Love your cat-eyeliner skills


----------



## joey444 (Jun 17, 2011)

Love this!! I can NEVER get liner this even...


----------



## cuddle x bear (Jun 18, 2011)

LOVE this look. your brows are incredible


----------



## ssaemblog (Jun 19, 2011)

Holy crap, that looks amazing. I wish I could do this. My eyes are just too differently shaped, sized, and in completely different spots. >.<


----------



## shadowaddict (Jun 19, 2011)

GORGEOUS!!!  So perfect.  You have beautiful skin and eyes.


----------



## Cherryjames (Jun 20, 2011)

ooooww i loove it.YOu really look like a cat


----------



## kangelmakeup (Jun 20, 2011)

beautiful!!!


----------



## Alize (Jun 21, 2011)

wow, love this, its something else


----------



## xoebc (Jun 24, 2011)

Omg absolute precision. So so so gorgeous

  	Xo


----------



## Hippymeow (Jun 25, 2011)

This look brings back memories of my goth phase hehe!
  	Great look!
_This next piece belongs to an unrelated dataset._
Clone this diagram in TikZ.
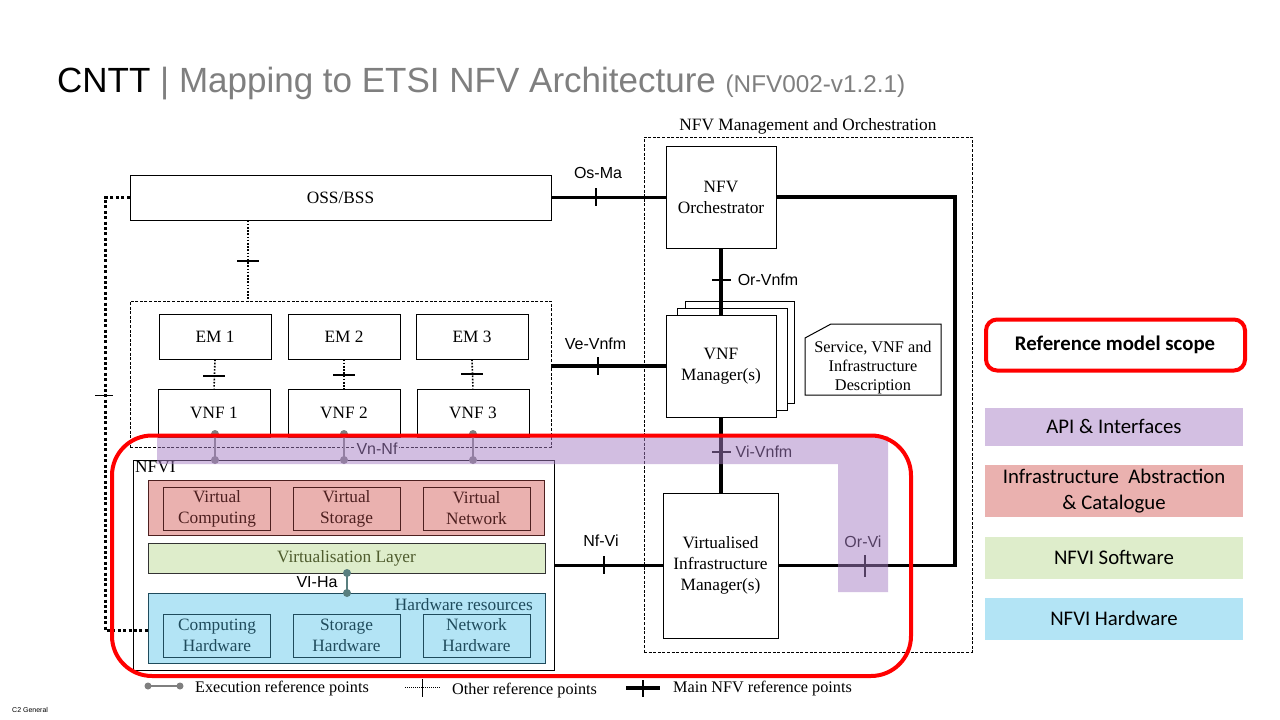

It really suits your eyeshape <3


----------



## PeachTwist (Jun 25, 2011)

You're fierce, end of story, lol.


----------



## villabeauTIFFul (Jun 28, 2011)

PERFECT!!!


----------



## Edelmc (Jun 28, 2011)

what eyeliner brush did you use?? amazing look!


----------



## KaytieBaybie (Jun 28, 2011)

Very nice. I get a sexy, mysterious vibe rather than a goth one.


----------



## Aneed (Jun 29, 2011)

Oh My. Oh Wow. I am just blown away. This.is.STUNNING!


----------



## Lauren1981 (Jul 5, 2011)

love it!! i agree with a comment from above; very mysterious (beautiful eyes)


----------



## alexandrarc (Jul 7, 2011)

you have really good skills!


----------



## Pinkmagic38 (Jul 13, 2011)

omg that looks so freakin' AWESOME .. perfect cat eyes


----------



## ARmakeupjunkie (Jul 13, 2011)

Loving the whole look!!


----------



## ModaVistaYT (Jul 14, 2011)

I love this type of eyeliner - I wish I could pull it off, but my eyes are the wrong shape/ too hooded 

  	Looks absolutely perfect on you though!


----------



## BlaqueBarbie (Jul 14, 2011)

Eyeliner and Gloss is popping!


----------



## Q o B (Jul 21, 2011)

that liner is perfection omg..i'm a fan


----------



## beautiijunkii (Jul 22, 2011)

Something so simple and yet u make it look breathtakingly awesome!


----------



## thebeautybible (Jul 25, 2011)

wow, your lines are soo perfect! I can never get my liner so good. This looks amazing


----------



## ladydeex3 (Jul 25, 2011)

- Removed -


----------



## ThatGirlShaeXo (Jul 25, 2011)

your skin is perfection


----------